Попытавшись восстановить взаимоотношения с матерью, Ева лучше узнает и в то же время разоблачает ее сущность. Не располагая иными средствами, она воспроизводит прежние причиняющие боль отношения и прибегает к привычному самоуничижению, чтобы удержать мать. Вот почему, когда она решается поговорить, ей не удается избежать разговора на «заминированную» музыкальную тему и приходится вступить на территорию, которая всегда составляла материнское королевство: «Я часто играю в церкви. В прошлом месяце я провела целый музыкальный вечер. Я играла и комментировала то, что играю. Получилось очень удачно». Засим следует незамедлительный ответ Шарлотты, она тут же напоминает, кому принадлежит корона: «В Лос-Анджелесе я дала пять концертов для школьников, в концертном зале дворца, каждый раз перед тремя тысячами детей! Я играла, комментировала. Невообразимый успех. Но это так утомительно!» Для дочери не остается никакого места, даже скромного, в той области, где царит только мать и где Шарлотта всегда и неизменно делает больше и лучше – всегда она, она, она.

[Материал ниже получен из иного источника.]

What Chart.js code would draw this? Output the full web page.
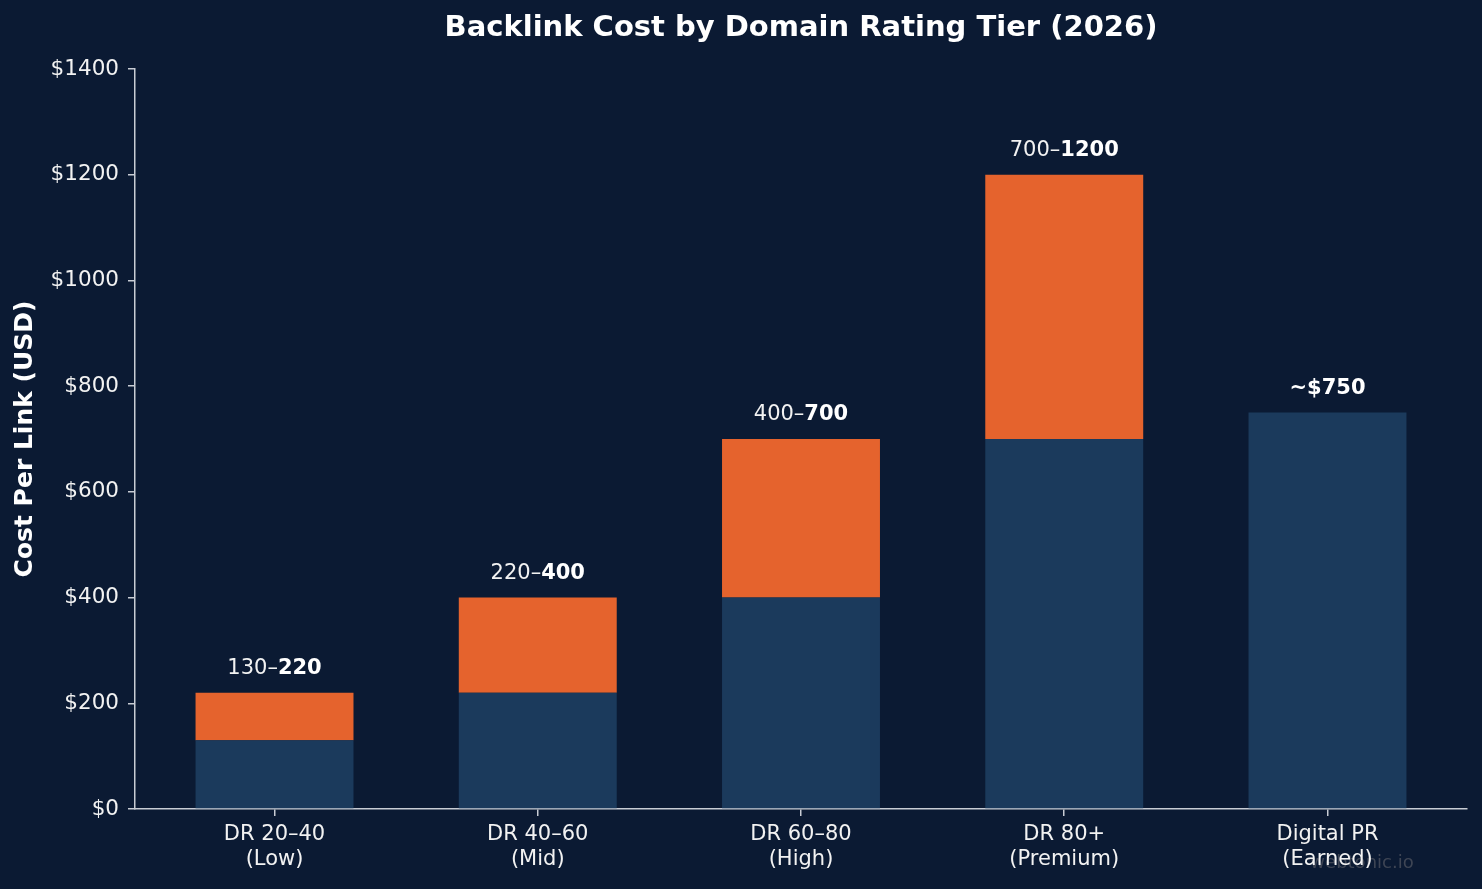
<!DOCTYPE html>
<html><head><meta charset="utf-8">
<script src="https://cdn.jsdelivr.net/npm/chart.js@4.4.1/dist/chart.umd.min.js"></script>
<style>html,body{margin:0;padding:0;background:#0b1a33;}canvas{display:block;}</style>
</head><body>
<canvas id="c" width="1482" height="889"></canvas>
<script>
const categories = [["DR 20–40","(Low)"],["DR 40–60","(Mid)"],["DR 60–80","(High)"],["DR 80+","(Premium)"],["Digital PR","(Earned)"]];
const lowCost = [130, 220, 400, 700, 750];
const highCost = [220, 400, 700, 1200, 750];
const rangeExtra = highCost.map((h, i) => h - lowCost[i]);
const barLabelsNormal = ["130–", "220–", "400–", "700–", ""];
const barLabelsBold = ["220", "400", "700", "1200", "~$750"];
const yTicks = [0, 200, 400, 600, 800, 1000, 1200, 1400];

const BG = '#0b1a33';
const FONT = "'DejaVu Sans', sans-serif";
const TXT = '#f2f2f2';
const SPINE = '#c8ccd4';

const bgPlugin = {
  id: 'bg',
  beforeDraw(chart) {
    const ctx = chart.ctx;
    ctx.save();
    ctx.fillStyle = BG;
    ctx.fillRect(0, 0, chart.width, chart.height);
    ctx.font = `18px ${FONT}`;
    ctx.fillStyle = '#3e4554';
    ctx.textAlign = 'center';
    ctx.textBaseline = 'middle';
    ctx.fillText('webtonic.io', 1362, 863);
    ctx.restore();
  }
};

const textPlugin = {
  id: 'texts',
  afterDraw(chart) {
    const ctx = chart.ctx;
    const xs = chart.scales.x, ys = chart.scales.y;
    ctx.save();
    ctx.fillStyle = '#ffffff';
    ctx.font = `bold 29px ${FONT}`;
    ctx.textAlign = 'center';
    ctx.textBaseline = 'middle';
    ctx.fillText('Backlink Cost by Domain Rating Tier (2026)', (chart.chartArea.left + chart.chartArea.right) / 2, 28);
    for (let i = 0; i < categories.length; i++) {
      const x = xs.getPixelForValue(i);
      const y = ys.getPixelForValue(highCost[i]) - 24;
      ctx.font = `21px ${FONT}`;
      const w1 = ctx.measureText(barLabelsNormal[i]).width;
      ctx.font = `bold 21px ${FONT}`;
      const w2 = ctx.measureText(barLabelsBold[i]).width;
      let sx = x - (w1 + w2) / 2;
      ctx.textAlign = 'left';
      ctx.fillStyle = TXT;
      ctx.font = `21px ${FONT}`;
      ctx.fillText(barLabelsNormal[i], sx, y);
      ctx.font = `bold 21px ${FONT}`;
      ctx.fillStyle = '#ffffff';
      ctx.fillText(barLabelsBold[i], sx + w1, y);
    }
    ctx.restore();
  }
};

new Chart(document.getElementById('c'), {
  type: 'bar',
  data: {
    datasets: [
      { label: 'Low', data: lowCost.map((v, i) => ({ x: i, y: v })), backgroundColor: '#1b3a5c', categoryPercentage: 0.6, barPercentage: 1.0 },
      { label: 'Range', data: rangeExtra.map((v, i) => ({ x: i, y: v })), backgroundColor: '#e5632d', categoryPercentage: 0.6, barPercentage: 1.0 }
    ]
  },
  options: {
    responsive: false,
    animation: false,
    layout: { padding: { top: 69, right: 15, bottom: 0, left: 0 } },
    plugins: { legend: { display: false }, tooltip: { enabled: false }, title: { display: false } },
    scales: {
      x: {
        type: 'linear', stacked: true, min: -0.53, max: 4.53, offset: false,
        afterFit(s) { s.height = 80; },
        afterBuildTicks(s) { s.ticks = categories.map((c, i) => ({ value: i })); },
        ticks: { callback: (v) => categories[v] || '', color: TXT, font: { family: FONT, size: 21 }, padding: 6, maxRotation: 0, autoSkip: false },
        grid: { offset: false, drawOnChartArea: false, drawTicks: true, tickLength: 7, color: SPINE, lineWidth: 1.5 },
        border: { display: true, color: SPINE, width: 1.5 }
      },
      y: {
        stacked: true, min: 0, max: 1400,
        afterFit(s) { s.width = 135; },
        afterBuildTicks(s) { s.ticks = yTicks.map(v => ({ value: v })); },
        ticks: { callback: (v) => '$' + v, color: TXT, font: { family: FONT, size: 21.5 }, padding: 9 },
        grid: { drawOnChartArea: false, drawTicks: true, tickLength: 7, color: SPINE, lineWidth: 1.5 },
        border: { display: true, color: SPINE, width: 1.5 },
        title: { display: true, text: 'Cost Per Link (USD)', color: '#ffffff', font: { family: FONT, size: 25, weight: 'bold' }, padding: { top: 10, bottom: 0 } }
      }
    }
  },
  plugins: [bgPlugin, textPlugin]
});
</script>
</body></html>
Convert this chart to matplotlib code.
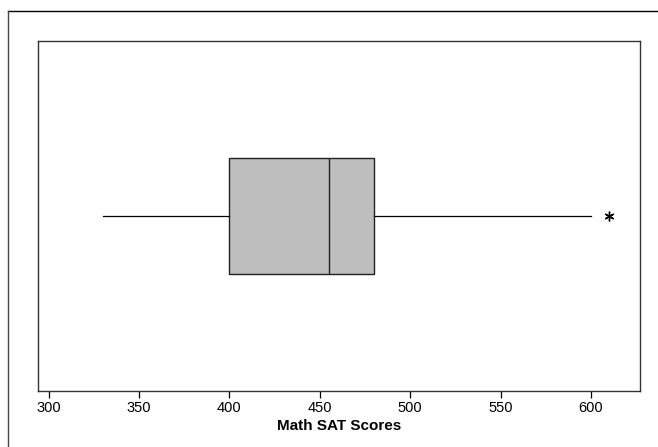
import matplotlib
matplotlib.use("Agg")
import matplotlib.pyplot as plt
from matplotlib.lines import Line2D

# Data
whisker_low = 330
q1 = 400
median = 455
q3 = 480
whisker_high = 600
outliers = [610]
xticks = [300, 350, 400, 450, 500, 550, 600]
xlabel = "Math SAT Scores"

plt.rcParams['font.family'] = ['Liberation Sans', 'DejaVu Sans']

fig = plt.figure(figsize=(6.58, 4.47), dpi=100)
ax = fig.add_axes([37.7/658, 1-390.7/447, (640-37.7)/658, (390.7-41.3)/447])

stats = [dict(med=median, q1=q1, q3=q3, whislo=whisker_low, whishi=whisker_high,
              fliers=outliers, label="")]
ax.bxp(stats, positions=[1], widths=0.334, vert=False, patch_artist=True,
       showcaps=False,
       boxprops=dict(facecolor="#bebebe", edgecolor="#222222", linewidth=1.0),
       medianprops=dict(color="#222222", linewidth=1.0),
       whiskerprops=dict(color="black", linewidth=0.9),
       flierprops=dict(marker=(6, 2, 0), markersize=7, markeredgecolor="black",
                       markeredgewidth=1.0, linestyle="none"))

ax.set_xlim(294.0, 627.1)
ax.set_ylim(0.5, 1.5)
ax.set_yticks([])
ax.set_xticks(xticks)
ax.set_xticklabels([str(t) for t in xticks], fontsize=10.5)
ax.tick_params(axis="x", direction="out", length=5, width=0.9, pad=2.5)
ax.set_xlabel(xlabel, fontsize=11, fontweight="bold", labelpad=3)
for s in ax.spines.values():
    s.set_linewidth(1.0)
    s.set_color("#333333")

# outer border (top and left visible)
fig.add_artist(Line2D([7.5/658, 1.0], [1-10.5/447, 1-10.5/447], transform=fig.transFigure,
                      color="black", linewidth=1.0))
fig.add_artist(Line2D([7.5/658, 7.5/658], [0.0, 1-10.5/447], transform=fig.transFigure,
                      color="#444444", linewidth=1.0))

fig.savefig("out.png", dpi=100)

Но худшее для Евы еще впереди, а именно – тот самый пресловутый урок фортепиано, о котором, открывая матери страшную правду об их отношениях, говорила Ребекка из фильма «Острые каблуки». Все вертится вокруг второй прелюдии Шопена, «исполненной» во всех смыслах этого слова Евой. Шарлотта дает дочери урок мастерства, по ее же собственной, напоминаем, просьбе, на которой Ева настаивает, желая услышать от матери правду о своей игре. «Я поняла», – наконец говорит Ева, совершенно раздавленная после того, как Шарлотта, в свою очередь, сыграла тот же отрывок. На что же, в конце концов, напросилась дочь, и что она поняла, чего не знала раньше? Но ей вновь необходимо было услышать подтверждение этому, словно бы единственному условию любых возможных отношений с матерью: только мать царит, и она ни с кем не собирается делиться ни этими правами, ни этой властью, это просто невозможно. И Шарлотта заявляет об этом со всей откровенностью, хотя прекрасно осознает жестокий смысл сказанного. («Не обижайся, ты сама хотела этого!» – говорит дочери Шарлотта в конце урока). Мать не допускает ни малейшей возможности для какого-либо соперничества и убивает всякую надежду на равенство между собой и дочерью, не произнося ни слова о своем превосходстве. Всегда существует риск, что дочь попросит у матери именно то, что та не в состоянии ей подарить – любви или признания. Выпрашивая их, Ева изначально занимает подчиненную позицию жертвы, а выклянчивая именно то, что мать не в силах дать ей, провоцирует жестокость. Единственным ответом может быть только жестокость, лишь подтверждающая жертвенное положение дочери.